Since you cannot entirely prevent server downtime, you can make sure that you can recover data to new or repaired hardware. Crucial and high specs servers such as Virtual Server and Azure Virtual Desktop need to have frequent daily backups. Therefore, maintaining regular backups of the data and the operating system helps lower server downtime in the event of equipment failure.
Deploying a UPS ensures that your servers have a constant power supply even during blackouts or brownouts. Besides minimizing server downtimes, UPS also levels the surges and spikes, which can harm your server.
Getting notifications immediately when servers go down allows you to get the backup up-and-running quickly, minimizing the amount of time your system stays down. Implementing a server monitoring system that facilitates notifications through SMS, email, and the phone is an efficient way to remedy the situation swiftly.
A checklist guides the individuals in charge of maintaining the servers, helping them be accountable for completing the tasks. The internet has server maintenance checklist templates with monthly, weekly, and daily tasks that should be done to keep the servers working at optimum stability and efficiency.
Removing inefficient or outdated servers through virtualization or equipment upgrades can lower server downtime and bring immense efficiency benefits. Older servers are more susceptible to failure, which can cause detrimental impacts on the whole network.
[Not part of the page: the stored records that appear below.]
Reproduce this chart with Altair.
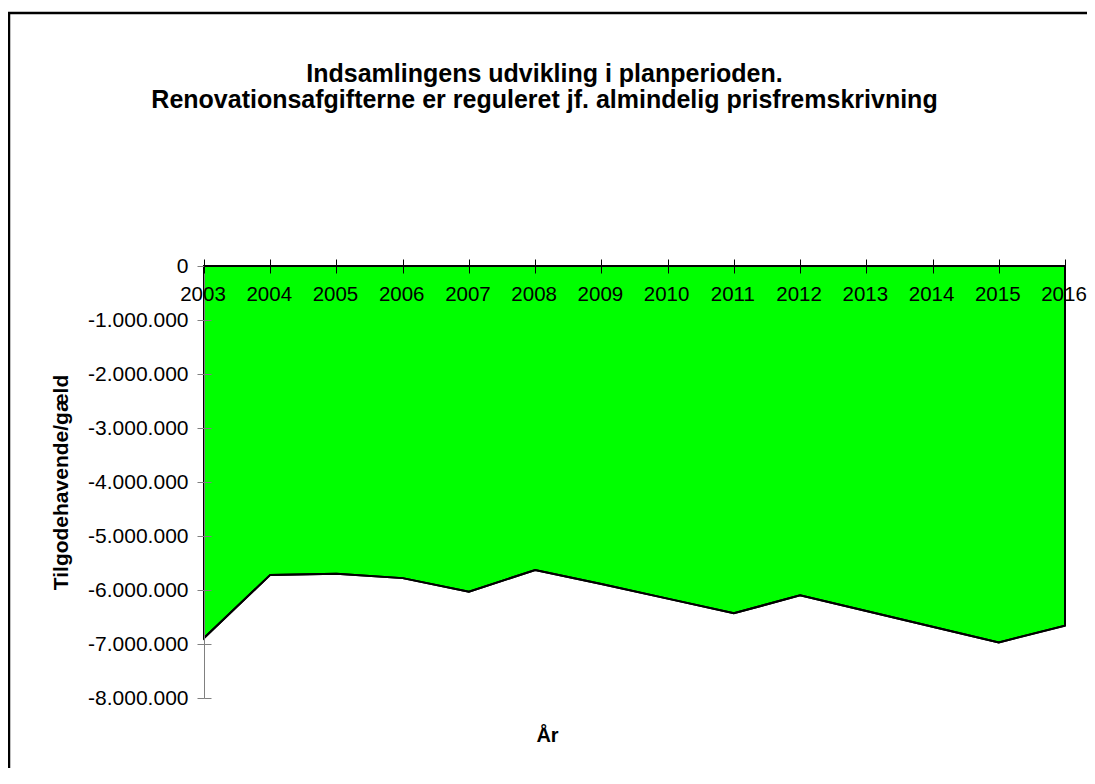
import altair as alt
import pandas as pd

years = [2003, 2004, 2005, 2006, 2007, 2008, 2009, 2010, 2011, 2012, 2013, 2014, 2015, 2016]
balance = [-6890000, -5720000, -5700000, -5780000, -6030000, -5630000, -5890000,
           -6160000, -6430000, -6100000, -6390000, -6680000, -6970000, -6660000]
title_lines = ["Indsamlingens udvikling i planperioden.",
               "Renovationsafgifterne er reguleret jf. almindelig prisfremskrivning"]
y_title = "Tilgodehavende/gæld"
x_title = "År"

df = pd.DataFrame({"year": years, "value": balance})
FONT = "Liberation Sans"
W, H = 861, 432
yticks = list(range(-8000000, 1, 1000000))

xscale = alt.Scale(domain=[2003, 2016], nice=False, zero=False)
yscale = alt.Scale(domain=[-8000000, 0], nice=False)

base = alt.Chart(df)

area = base.mark_area(color="#00ff00", stroke="black", strokeWidth=2, strokeJoin="miter").encode(
    x=alt.X("year:Q", scale=xscale,
            axis=alt.Axis(orient="bottom", offset=-H, values=years, format="d",
                          title=x_title, titleX=343, titleY=469, titleBaseline="middle",
                          titleAnchor="start", titleAlign="center",
                          titleFont=FONT, titleFontSize=20, titleFontWeight="bold",
                          labelFont=FONT, labelFontSize=20.5, labelColor="black",
                          labelPadding=11, labelOffset=-1.5, tickSize=7, tickColor="black",
                          domainColor="black", grid=False, labelFlush=False,
                          labelOverlap=False, zindex=2)),
    y=alt.Y("value:Q", scale=yscale,
            axis=alt.Axis(orient="left", values=yticks,
                          format=",d", title=y_title, titleFont=FONT, titleFontSize=21,
                          titleFontWeight="bold", titlePadding=16,
                          labelFont=FONT, labelFontSize=21, labelColor="black",
                          labelPadding=9, tickSize=7, tickColor="#808080",
                          domainColor="#808080", grid=False, labelOverlap=False, zindex=1)),
)

line = base.mark_line(color="black", strokeWidth=2).encode(
    x=alt.X("year:Q", scale=xscale,
            axis=alt.Axis(orient="top", values=years, labels=False, title=None,
                          tickSize=7, tickColor="black", domain=False, grid=False, zindex=2)),
    y=alt.Y("value:Q", scale=yscale,
            axis=alt.Axis(orient="right", offset=-W, values=yticks,
                          labels=False, title=None, tickSize=7, tickColor="#808080",
                          domain=False, grid=False, zindex=1)),
)

border = alt.Chart(pd.DataFrame({"a": [0]})).mark_rect(
    fill=None, stroke="black", strokeWidth=2.5
).encode(
    x=alt.value(-195), x2=alt.value(920), y=alt.value(-253), y2=alt.value(560)
)

chart = alt.layer(area, line, border).resolve_axis(x="independent", y="independent").properties(
    width=W, height=H,
    autosize=alt.AutoSizeParams(type="none"),
    padding={"left": 196, "top": 258, "right": 22, "bottom": 70},
    title=alt.TitleParams(title_lines, font=FONT, fontSize=25, fontWeight="bold",
                          color="black", anchor="middle", dx=-90, offset=-101,
                          lineHeight=26),
).configure(
    locale={"number": {"decimal": ",", "thousands": ".", "grouping": [3],
                       "currency": ["", " kr."], "minus": "-"}}
).configure_view(stroke=None)

chart.save("out.html", embed_options={"renderer": "svg", "actions": False})
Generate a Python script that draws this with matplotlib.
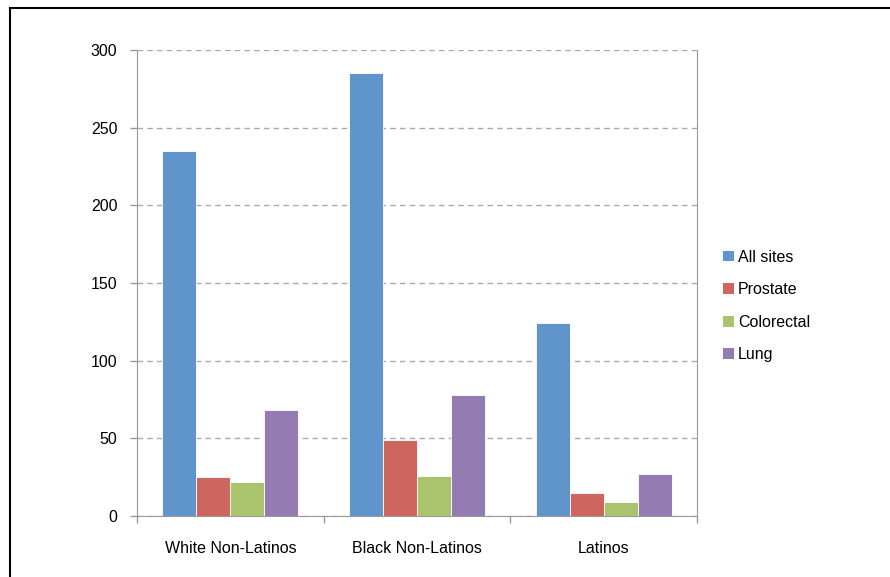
import numpy as np
import matplotlib.pyplot as plt
from matplotlib.patches import Patch
from matplotlib.lines import Line2D

# data
groups = ['White Non-Latinos', 'Black Non-Latinos', 'Latinos']
sites = ['All sites', 'Prostate', 'Colorectal', 'Lung']
all_sites = [235, 285, 124]
prostate = [25, 49, 15]
colorectal = [22, 26, 9]
lung = [68, 78, 27]
yticks = [0, 50, 100, 150, 200, 250, 300]

colors = ['#5F95CA', '#CE6660', '#A9C46C', '#947BB1']

plt.rcParams['font.family'] = ['Liberation Sans', 'DejaVu Sans']

fig = plt.figure(figsize=(8.9, 5.77), dpi=100)
ax = fig.add_axes([137/890, 1-516/577, 560/890, 466/577])

x = np.arange(len(groups))
w = 0.182
series = [all_sites, prostate, colorectal, lung]
for i, vals in enumerate(series):
    ax.bar(x + (i-1.5)*w, vals, width=w, color=colors[i],
           edgecolor='white', linewidth=0.6, zorder=3)

# axes look
ax.set_xlim(-0.5, 2.5)
ax.set_ylim(0, 300)
ax.set_yticks(yticks)
ax.set_xticks(x)
ax.set_xticklabels(groups)
ax.set_xticks([-0.5, 0.5, 1.5, 2.5], minor=True)
ax.tick_params(axis='x', which='major', length=0, pad=18, labelsize=11.5)
ax.tick_params(axis='x', which='minor', length=5, color='#999999', width=1)
ax.tick_params(axis='y', length=5, color='#999999', width=1, pad=9, labelsize=11.5)
ax.grid(axis='y', linestyle=(0, (4, 3)), color='#AAAAAA', linewidth=1, zorder=0)
for side in ['left', 'right', 'bottom']:
    ax.spines[side].set_color('#999999')
ax.spines['top'].set_visible(False)

handles = [Patch(facecolor=c, edgecolor='none') for c in colors]
fig.legend(handles, sites, loc='center left', bbox_to_anchor=(717/890, 1-306/577),
           frameon=False, fontsize=11.5, handlelength=0.65, handleheight=0.65,
           handletextpad=0.25, labelspacing=1.1, borderaxespad=0)

# outer frame (only left and top visible in the reference)
fig.add_artist(Line2D([9.5/890, 9.5/890], [0, 1-8/577], color='black', lw=1.5,
                      transform=fig.transFigure))
fig.add_artist(Line2D([9.5/890, 1], [1-8/577, 1-8/577], color='black', lw=1.5,
                      transform=fig.transFigure))

fig.savefig('out.png', dpi=100)
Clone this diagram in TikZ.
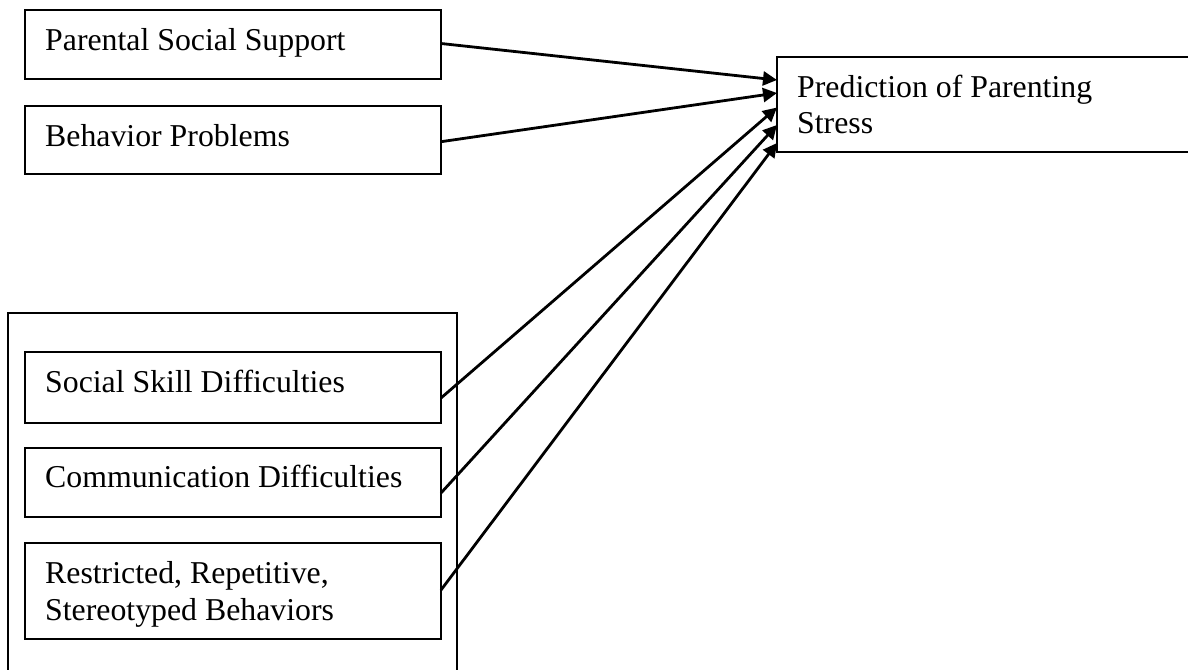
\documentclass[tikz,border=0pt]{standalone}
\usepackage{fontspec}
\setmainfont{Liberation Serif}
\usetikzlibrary{arrows.meta,calc}
\begin{document}
\begin{tikzpicture}[x=1pt,y=-1pt,
  box/.style={draw, line width=2pt, rectangle, anchor=north west, inner sep=0pt, outer sep=0pt},
  lbl/.style={anchor=base west, inner sep=0pt, font=\fontsize{31.8}{36.7}\selectfont, align=left},
  arr/.style={line width=2.8pt, -{Triangle[length=14pt,width=14pt]}}]
\useasboundingbox (0,0) rectangle (1188,669);
\clip (0,0) rectangle (1188,669);
\node[box, minimum width=416pt, minimum height=69pt] (pss) at (25,10) {};
\node[box, minimum width=416pt, minimum height=68pt] (bp) at (25,106) {};
\node[box, minimum width=500pt, minimum height=95pt] (tgt) at (777,57) {};
\node[box, minimum width=449pt, minimum height=420pt] (grp) at (8,313) {};
\node[box, minimum width=416pt, minimum height=71pt] (ssd) at (25,352) {};
\node[box, minimum width=416pt, minimum height=69pt] (cd) at (25,448) {};
\node[box, minimum width=416pt, minimum height=96pt] (rrs) at (25,543) {};
\node[lbl] (tpss) at ($(pss.north west)+(20,41)$) {Parental Social Support};
\node[lbl] (tbp) at ($(bp.north west)+(20,40)$) {Behavior Problems};
\node[lbl] (ttgt) at ($(tgt.north west)+(20,76.7)$) {Prediction of Parenting\\Stress};
\node[lbl] (tssd) at ($(ssd.north west)+(20,40)$) {Social Skill Difficulties};
\node[lbl] (tcd) at ($(cd.north west)+(20,39)$) {Communication Difficulties};
\node[lbl] (trrs) at ($(rrs.north west)+(20,77)$) {Restricted, Repetitive,\\Stereotyped Behaviors};
\draw[arr] ($(pss.east)+(0,-1)$) -- ($(tgt.west)+(0,-24.5)$);
\draw[arr] ($(bp.east)+(0,1.7)$) -- ($(tgt.west)+(0,-11.5)$);
\draw[arr] ($(ssd.east)+(0,10.5)$) -- ($(tgt.west)+(0,3)$);
\draw[arr] ($(cd.east)+(0,10.5)$) -- ($(tgt.west)+(0,20.5)$);
\draw[arr] ($(rrs.east)+(0,-1)$) -- ($(tgt.west)+(0,38.5)$);
\end{tikzpicture}
\end{document}
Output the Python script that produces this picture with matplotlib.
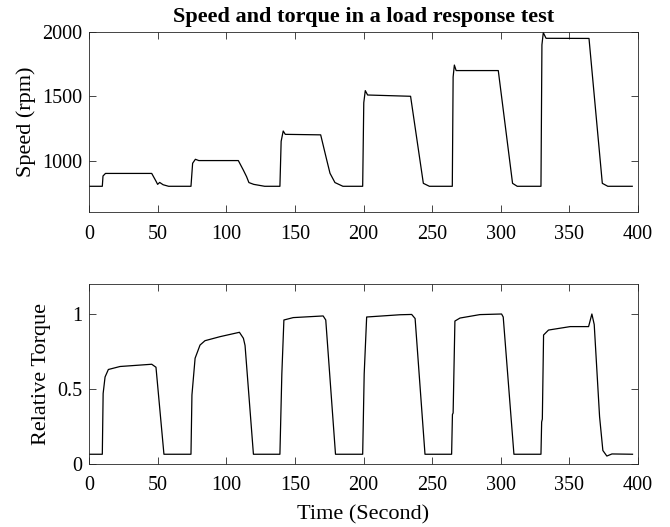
import matplotlib
matplotlib.use("Agg")
import matplotlib.pyplot as plt

plt.rcParams['font.family'] = ['Liberation Serif', 'DejaVu Serif']
plt.rcParams['font.size'] = 14

# speed trace, breakpoints (time s, rpm)
speed_t = [0, 9.7, 10.2, 12, 45.7, 48.8, 50, 51.5, 54, 58, 60,
           74.3, 75.5, 77.5, 80, 108.8, 112.4, 114.8, 116.5, 120, 128,
           139.1, 140, 141.5, 143, 168.8, 173.2, 175.6, 179.2, 185,
           199.4, 200.2, 201.3, 203, 234.3, 243.6, 248,
           264.7, 265.3, 266.2, 267.5, 298.2, 308.6, 312,
           329.3, 330, 331, 333, 364.3, 374, 378, 395.8]
speed_v = [800, 800, 880, 900, 900, 840, 815, 830, 812, 800, 800,
           800, 979, 1010, 1000, 1000, 927, 875, 829, 815, 800,
           800, 1150, 1230, 1204, 1200, 1005, 901, 829, 800,
           800, 1450, 1544, 1510, 1500, 823, 800,
           800, 1650, 1743, 1700, 1700, 823, 800,
           800, 1900, 1995, 1951, 1950, 823, 800, 800]

# relative torque trace
torque_t = [0, 9.7, 10.3, 11.7, 14.1, 22.6, 45.7, 48.8, 54.6,
            74.3, 75, 77.3, 80.9, 84.5, 95.5, 109.6, 112.5, 113.7, 119.8,
            139.1, 140.5, 142, 148.8, 170.6, 172.5, 179.6,
            199.4, 200.5, 202.3, 226.6, 235.1, 237.6, 244.8,
            264.2, 264.8, 265.3, 266.6, 270.3, 284.8, 300.6, 301.8, 309.6,
            329.3, 329.8, 330.3, 331.2, 334.8, 350.6, 364, 366.4, 368.1,
            372, 374.4, 377.3, 381, 396]
torque_v = [0.065, 0.065, 0.47, 0.58, 0.63, 0.65, 0.665, 0.645, 0.065,
            0.065, 0.46, 0.705, 0.793, 0.822, 0.849, 0.878, 0.838, 0.79, 0.065,
            0.065, 0.6, 0.96, 0.976, 0.987, 0.96, 0.065,
            0.065, 0.6, 0.98, 0.995, 0.997, 0.97, 0.065,
            0.065, 0.33, 0.34, 0.953, 0.973, 0.996, 1.0, 0.98, 0.065,
            0.065, 0.28, 0.3, 0.86, 0.893, 0.916, 0.916, 1.0, 0.93,
            0.316, 0.09, 0.053, 0.067, 0.065]

fig = plt.figure(figsize=(6.7, 5.27), dpi=100)
ax1 = fig.add_axes([89 / 670, 1 - 212 / 527, 549 / 670, 180 / 527])
ax2 = fig.add_axes([89 / 670, 1 - 464 / 527, 549 / 670, 180 / 527])

ax1.plot(speed_t, speed_v, color='black', lw=0.9)
ax1.set_xlim(0, 400)
ax1.set_ylim(600, 2000)
ax1.set_yticks([1000, 1500, 2000])
ax1.set_ylabel('Speed (rpm)', fontsize=16, labelpad=4)
ax1.set_title('Speed and torque in a load response test', fontweight='bold',
              fontsize=16, pad=7)

ax2.plot(torque_t, torque_v, color='black', lw=0.9)
ax2.set_xlim(0, 400)
ax2.set_ylim(0, 1.2)
ax2.set_yticks([0, 0.5, 1])
ax2.set_yticklabels(['0', '0.5', '1'])
ax2.set_ylabel('Relative Torque', fontsize=16, labelpad=4)
ax2.set_xlabel('Time (Second)', fontsize=16, labelpad=7)

for ax in (ax1, ax2):
    ax.set_xticks(range(0, 401, 50))
    ax.tick_params(direction='in', top=True, right=True, length=5, width=0.6,
                   colors='#262626', labelcolor='black', labelsize=14.5)
    ax.tick_params(axis='y', pad=5)
    ax.tick_params(axis='x', pad=9)
    for s in ax.spines.values():
        s.set_linewidth(0.6)
        s.set_color('#262626')

fig.savefig('out.png', dpi=100)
Old or inefficient servers also consume more space and use more power without delivering desirable storage and processing benefits. Eliminating them improves the system’s performance and capacity, reducing server downtime without needing significant physical infrastructural changes.
Servers facilitate several services for companies, including internet commerce, file storage, and print services. Due to the increased reliance on servers, uptime is quite important, so it is essential to reduce server downtime. Keeping your servers running and lowering downtime keeps your productivity high.